Tuesday, March 11, 2008

Hawkins Article

The Hawkins article we read for this week discusses the Universal Grammar approach in relation to L1 vs. L2 acquisition. There is nothing to say that, “SLA research should not assume that L2 grammars are the product of the innate language faculty (353, Hawkins).” Many studies suggest that, “L2 learners’ mental representations are UG-derived (353).” This must lead to other questions though since there is not a solution to this debate.
I think that one of the biggest problems I find when reading various articles about SLA is it gets lumped in with L1 acquisition and as we can tell from this author there are distinct and obvious differences between L1 and L2. What it comes down to, in my opinion, is we need to look beyond the theories of L1 acquisition and start new research on SLA. Researchers seem to get sucked back into L1 research when researching SLA.

1 comment:

Amber said...

I agree with you!

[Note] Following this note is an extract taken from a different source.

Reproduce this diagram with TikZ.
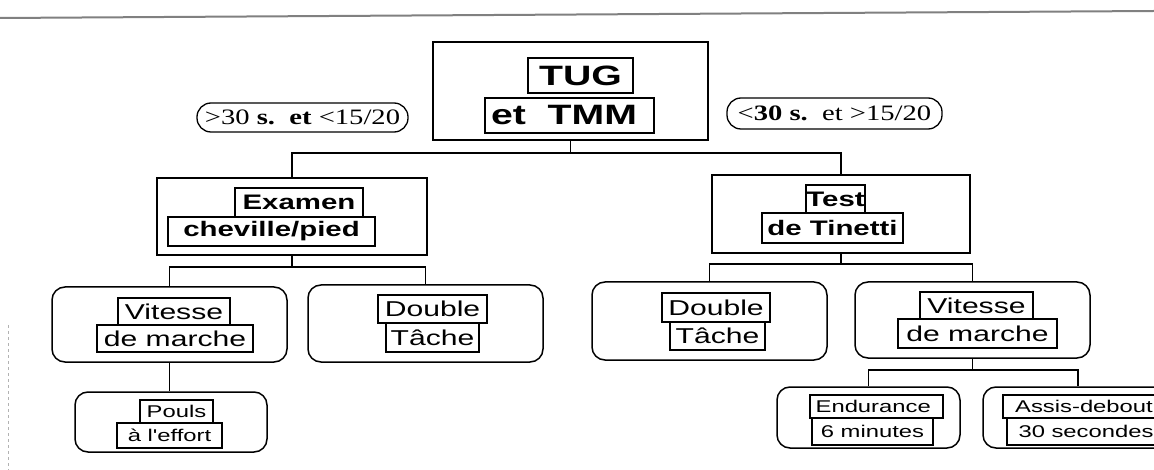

It doesn't make sense to me how research keeps going back to First Language Acquisition if they tend to all agree that they are different. I'm sure they have some things in common, but they also have so many differences! Why keep going back to it if it is not relevant to the subject! Also I do not understand why they continue grouping Bilingual learners from birth in the same category. A second language at birth is very similar to First Language Acquisition. They learn it just as they would the other language.